# Short problem:
Write out the data below exactly as given, without any of its pictures.

# Recorded data:
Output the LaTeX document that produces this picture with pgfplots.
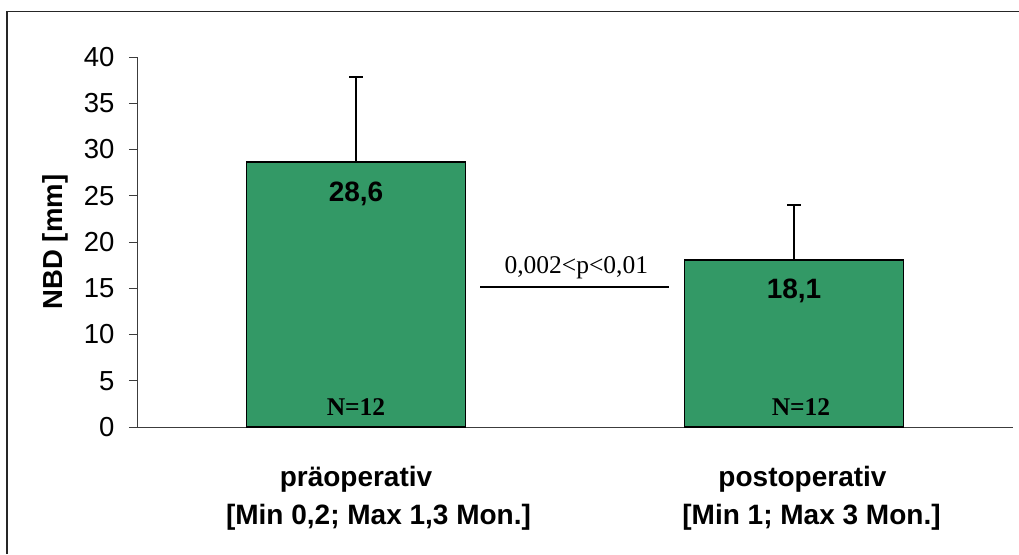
\documentclass[border=0pt]{standalone}
\usepackage{fontspec}
\setmainfont{Liberation Sans}
\newfontfamily\seriffont{Liberation Serif}
\usepackage{pgfplots}
\pgfplotsset{compat=1.18}
\definecolor{barfill}{RGB}{51,153,102}
\definecolor{axisgray}{RGB}{60,60,60}

% mean NBD with upper standard deviation
\pgfplotstableread{
x   y     err
0   28.6  9.2
1   18.1  5.9
}\nbddata

\begin{document}
\begin{tikzpicture}
\useasboundingbox (0pt,0pt) rectangle (1019pt,554pt);
% outer frame of the chart area
\draw[line width=1.4pt, black!85] (7pt,0pt) -- (7pt,542.7pt) -- (1019pt,542.7pt);
\begin{axis}[
  at={(137pt,127pt)}, anchor=south west,
  width=876pt, height=370pt, scale only axis,
  xmin=-0.5, xmax=1.5, ymin=0, ymax=40,
  clip=false,
  ybar, bar width=219pt,
  axis x line=bottom, axis y line=left,
  axis line style={-, axisgray, line width=0.9pt},
  tick align=outside,
  major tick length=8pt,
  ytick={0,5,...,40},
  ytick style={axisgray, line width=0.9pt},
  xtick={0,1},
  xtick style={draw=none},
  xticklabels={
    {präoperativ\\\hspace*{45pt}[Min 0,2; Max 1,3 Mon.]},
    {\hspace*{17pt}postoperativ\\\hspace*{35pt}[Min 1; Max 3 Mon.]}},
  xticklabel style={font=\bfseries\fontsize{28}{38}\selectfont, align=center, yshift=-28pt},
  yticklabel style={font=\fontsize{27.5}{32}\selectfont, xshift=-11pt},
  /pgf/number format/assume math mode=true,
  ylabel={NBD [mm]},
  ylabel style={font=\bfseries\fontsize{27.5}{32}\selectfont, at={(axis description cs:-0.0936,0.5)}, anchor=center},
  nodes near coords={\pgfmathprintnumber[fixed,fixed zerofill,precision=1,use comma]{\pgfplotspointmeta}},
  every node near coord/.append style={font=\bfseries\fontsize{28}{32}\selectfont, anchor=center, yshift=-31pt, text=black},
]
\addplot[fill=barfill, draw=black, line width=1.9pt,
  error bars/.cd, y dir=plus, y explicit,
  error bar style={line width=1.9pt, black},
  error mark options={rotate=90, line width=1.9pt, mark size=7pt, black}]
  table[x=x, y=y, y error=err] {\nbddata};
% sample sizes
\node[font=\seriffont\bfseries\fontsize{25.5}{30}\selectfont, yshift=20pt] at (axis cs:0,0) {N=12};
\node[font=\seriffont\bfseries\fontsize{25.5}{30}\selectfont, yshift=20pt, xshift=7pt] at (axis cs:1,0) {N=12};
% significance bracket
\draw[line width=1.8pt] (axis cs:0.2836,15.17) -- (axis cs:0.714,15.17);
\node[anchor=base, font=\seriffont\fontsize{25.5}{30}\selectfont] at (axis cs:0.503,16.6) {0,002<p<0,01};
\end{axis}
\end{tikzpicture}
\end{document}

# Full response:
Output the LaTeX document that produces this picture with pgfplots.
\documentclass[border=0pt]{standalone}
\usepackage{fontspec}
\setmainfont{Liberation Sans}
\newfontfamily\seriffont{Liberation Serif}
\usepackage{pgfplots}
\pgfplotsset{compat=1.18}
\definecolor{barfill}{RGB}{51,153,102}
\definecolor{axisgray}{RGB}{60,60,60}

% mean NBD with upper standard deviation
\pgfplotstableread{
x   y     err
0   28.6  9.2
1   18.1  5.9
}\nbddata

\begin{document}
\begin{tikzpicture}
\useasboundingbox (0pt,0pt) rectangle (1019pt,554pt);
% outer frame of the chart area
\draw[line width=1.4pt, black!85] (7pt,0pt) -- (7pt,542.7pt) -- (1019pt,542.7pt);
\begin{axis}[
  at={(137pt,127pt)}, anchor=south west,
  width=876pt, height=370pt, scale only axis,
  xmin=-0.5, xmax=1.5, ymin=0, ymax=40,
  clip=false,
  ybar, bar width=219pt,
  axis x line=bottom, axis y line=left,
  axis line style={-, axisgray, line width=0.9pt},
  tick align=outside,
  major tick length=8pt,
  ytick={0,5,...,40},
  ytick style={axisgray, line width=0.9pt},
  xtick={0,1},
  xtick style={draw=none},
  xticklabels={
    {präoperativ\\\hspace*{45pt}[Min 0,2; Max 1,3 Mon.]},
    {\hspace*{17pt}postoperativ\\\hspace*{35pt}[Min 1; Max 3 Mon.]}},
  xticklabel style={font=\bfseries\fontsize{28}{38}\selectfont, align=center, yshift=-28pt},
  yticklabel style={font=\fontsize{27.5}{32}\selectfont, xshift=-11pt},
  /pgf/number format/assume math mode=true,
  ylabel={NBD [mm]},
  ylabel style={font=\bfseries\fontsize{27.5}{32}\selectfont, at={(axis description cs:-0.0936,0.5)}, anchor=center},
  nodes near coords={\pgfmathprintnumber[fixed,fixed zerofill,precision=1,use comma]{\pgfplotspointmeta}},
  every node near coord/.append style={font=\bfseries\fontsize{28}{32}\selectfont, anchor=center, yshift=-31pt, text=black},
]
\addplot[fill=barfill, draw=black, line width=1.9pt,
  error bars/.cd, y dir=plus, y explicit,
  error bar style={line width=1.9pt, black},
  error mark options={rotate=90, line width=1.9pt, mark size=7pt, black}]
  table[x=x, y=y, y error=err] {\nbddata};
% sample sizes
\node[font=\seriffont\bfseries\fontsize{25.5}{30}\selectfont, yshift=20pt] at (axis cs:0,0) {N=12};
\node[font=\seriffont\bfseries\fontsize{25.5}{30}\selectfont, yshift=20pt, xshift=7pt] at (axis cs:1,0) {N=12};
% significance bracket
\draw[line width=1.8pt] (axis cs:0.2836,15.17) -- (axis cs:0.714,15.17);
\node[anchor=base, font=\seriffont\fontsize{25.5}{30}\selectfont] at (axis cs:0.503,16.6) {0,002<p<0,01};
\end{axis}
\end{tikzpicture}
\end{document}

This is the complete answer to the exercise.